Friday, April 30, 2010

From Draft Day to LOB Day

While watching San Antonio win its playoff series against Dallas last night, I noted that the Spurs have a whopping five players in their rotation whom they originally drafted: Duncan, Parker, Ginobili, Hill, and Blair. Other than Duncan (1997 #1), all the others were late first-round picks or second-round picks. They surely must have the best scouting department in the league.

By contrast, the Thunder, the NBA's youngest team, also have several regulars whom they drafted, but almost all in the lottery: Westbrook, Harden, Collison, Durant, Green, Ibaka. (Collison, as we noted in this 2008 post, has been with the Sonics/Thunder franchise since 2003.)

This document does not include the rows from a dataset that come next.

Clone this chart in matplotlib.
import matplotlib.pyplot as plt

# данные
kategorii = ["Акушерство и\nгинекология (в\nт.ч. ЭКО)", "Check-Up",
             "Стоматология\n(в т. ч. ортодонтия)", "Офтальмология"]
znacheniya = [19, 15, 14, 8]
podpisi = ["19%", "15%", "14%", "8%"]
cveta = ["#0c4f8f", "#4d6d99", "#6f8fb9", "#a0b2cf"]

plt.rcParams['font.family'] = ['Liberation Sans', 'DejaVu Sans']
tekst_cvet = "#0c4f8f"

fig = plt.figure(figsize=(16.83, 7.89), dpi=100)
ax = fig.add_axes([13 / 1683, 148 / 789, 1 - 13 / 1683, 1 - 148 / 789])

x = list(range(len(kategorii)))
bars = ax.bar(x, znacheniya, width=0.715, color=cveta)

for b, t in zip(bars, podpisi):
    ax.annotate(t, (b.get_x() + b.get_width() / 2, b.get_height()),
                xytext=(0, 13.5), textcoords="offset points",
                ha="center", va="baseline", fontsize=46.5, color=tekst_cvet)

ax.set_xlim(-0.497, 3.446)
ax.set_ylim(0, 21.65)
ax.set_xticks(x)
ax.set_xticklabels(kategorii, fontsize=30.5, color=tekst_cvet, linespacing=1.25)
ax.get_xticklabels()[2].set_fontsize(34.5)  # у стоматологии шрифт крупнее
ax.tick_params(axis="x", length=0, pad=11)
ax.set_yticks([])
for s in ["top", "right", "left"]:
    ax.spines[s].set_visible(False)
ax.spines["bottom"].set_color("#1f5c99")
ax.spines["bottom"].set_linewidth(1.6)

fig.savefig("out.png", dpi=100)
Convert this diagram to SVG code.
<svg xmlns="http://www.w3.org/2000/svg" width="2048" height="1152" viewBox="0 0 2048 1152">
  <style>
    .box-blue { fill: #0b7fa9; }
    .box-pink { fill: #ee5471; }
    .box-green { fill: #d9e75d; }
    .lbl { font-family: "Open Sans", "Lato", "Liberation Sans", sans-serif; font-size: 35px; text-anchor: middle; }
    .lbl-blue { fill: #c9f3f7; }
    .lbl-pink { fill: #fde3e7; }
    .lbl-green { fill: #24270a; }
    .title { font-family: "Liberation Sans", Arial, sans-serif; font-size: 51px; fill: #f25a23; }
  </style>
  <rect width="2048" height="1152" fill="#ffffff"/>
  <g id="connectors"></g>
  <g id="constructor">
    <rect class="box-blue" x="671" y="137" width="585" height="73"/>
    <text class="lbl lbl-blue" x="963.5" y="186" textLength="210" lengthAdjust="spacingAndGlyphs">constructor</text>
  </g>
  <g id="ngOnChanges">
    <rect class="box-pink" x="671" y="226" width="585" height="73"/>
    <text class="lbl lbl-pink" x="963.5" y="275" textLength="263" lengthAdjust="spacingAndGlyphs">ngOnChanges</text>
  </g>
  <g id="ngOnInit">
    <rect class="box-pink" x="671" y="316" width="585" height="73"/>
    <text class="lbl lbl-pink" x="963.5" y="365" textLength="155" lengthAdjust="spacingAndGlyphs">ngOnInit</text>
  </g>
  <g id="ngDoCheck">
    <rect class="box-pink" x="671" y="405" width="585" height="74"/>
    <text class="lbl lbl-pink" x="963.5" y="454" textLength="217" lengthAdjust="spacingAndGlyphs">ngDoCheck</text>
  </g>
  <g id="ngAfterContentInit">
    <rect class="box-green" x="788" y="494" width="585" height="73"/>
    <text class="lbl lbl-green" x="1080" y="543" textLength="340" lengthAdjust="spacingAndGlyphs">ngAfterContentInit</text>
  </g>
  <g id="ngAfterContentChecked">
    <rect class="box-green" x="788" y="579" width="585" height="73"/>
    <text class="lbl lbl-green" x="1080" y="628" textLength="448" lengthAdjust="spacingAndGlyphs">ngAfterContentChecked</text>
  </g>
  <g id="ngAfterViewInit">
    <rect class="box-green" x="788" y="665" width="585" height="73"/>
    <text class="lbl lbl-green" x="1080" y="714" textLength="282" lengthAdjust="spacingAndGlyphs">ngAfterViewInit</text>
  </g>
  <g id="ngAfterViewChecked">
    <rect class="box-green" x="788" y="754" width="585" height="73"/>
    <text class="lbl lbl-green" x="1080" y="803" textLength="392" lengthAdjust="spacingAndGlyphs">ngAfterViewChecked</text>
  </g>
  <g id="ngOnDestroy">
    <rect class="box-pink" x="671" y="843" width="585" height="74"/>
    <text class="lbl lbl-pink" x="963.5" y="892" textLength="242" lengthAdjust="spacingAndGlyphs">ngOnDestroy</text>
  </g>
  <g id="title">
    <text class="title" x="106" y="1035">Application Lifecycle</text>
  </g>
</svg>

Upon some tallying, as shown below, it seems that most playoff teams, even those perceived as "young" or "up and coming", have just 4 or 5 rotation players whom they drafted. The team with the greatest number of original draftees in its rotation turns out to be Portland, with 7.

Building a winning team mainly with draft picks is difficult, as it requires predicting on-court chemistry before players enter their prime, and really before they've even met each other. If you get your draft picks "right", as Oklahoma City and Portland have, then you can quickly win while paying cheap rookie salaries. If you screw up your picks, as Charlotte has (D.J. Augustin over Brook Lopez? Gerald Henderson over Ty Lawson?) then your re-building project will fail and you will be doomed to start over a few years hence. Aside from Portland and the Thunder, there are few playoff teams that have "grown up" together from draft day to huge postseason success. Most successful teams require a significant trade or free-agent signing (think Bill Cartwright to the Bulls, Dennis Rodman to the Bulls, Pau Gasol to the Lakers, Mark Aguirre to the Pistons, Rashard Lewis to the Magic) before they can fully ascend.

(For purposes of this list below, "drafted" includes trading for a player's rights shortly after some other team drafted him, as happened with Gortat, Hilario, Fesenko, Fernandez. This also includes the signing of undrafted free agents, such as Chris Andersen, J.J. Barea, Wesley Matthews, Udonis Haslem. This includes players presently injured but ordinarily part of the rotation such as Oden, Redd, Kirilenko. Finally, I am generously including players on their second stop with their original team, including PGs such as Kidd, Nash, Fisher.)

DRAFTED PLAYERS IN PLAYOFF ROTATIONS WITH THEIR ORIGINAL TEAM

  • Boston: Pierce, Rondo, Perkins, T.Allen, Davis

  • Orlando: Nelson, Howard, Redick, Gortat

  • Cleveland: James, Varejao, Ilgauskas, Hickson, occasionally Gibson

  • Atlanta: Williams, Horford, Smith, Teague

  • Miami: Wade, Wright, Haslem, Chalmers, Beasley, occasionally Cook

  • Milwaukee: Jennings, Bogut, Redd, Mbah a Moute, Ilyasova, Gadzuric

  • Charlotte: Wallace, Felton, Augustin

  • Chicago: Rose, Noah, Deng, Gibson, Hinrich (all NCAA standouts, as documented in our previous post here)


  • Los Angeles: Fisher, Bryant, Bynum, Walton, occasionally Vujaci
  • c
  • OKC: Westbrook, Harden, Collison, Durant, Green, Ibaka

  • San Antonio: Duncan, Parker, Ginobili, Blair, Hill

  • Phoenix: Nash, Stoudemire, Lopez, Dragic, Barbosa

  • Denver: Anthony, Hilario, Lawson, Andersen

  • Utah: Williams, Matthews, Fesenko, Kirilenko, Miles, Millsap

  • Dallas: Kidd, Nowitzki, Beaubois, Barea

  • Portland: Roy, Aldridge, Oden, Webster, Batum, Fernandez, Bayless
  • 2 comments:

    Anonymous said...

    Misleading to list Nash -- he came of age with Dallas and only returned to his original team many years later!

    Bhel Atlantic said...

    Anonymous: Yes, I acknowledged in the post that I was being charitable by listing Kidd, Nash, and Fisher.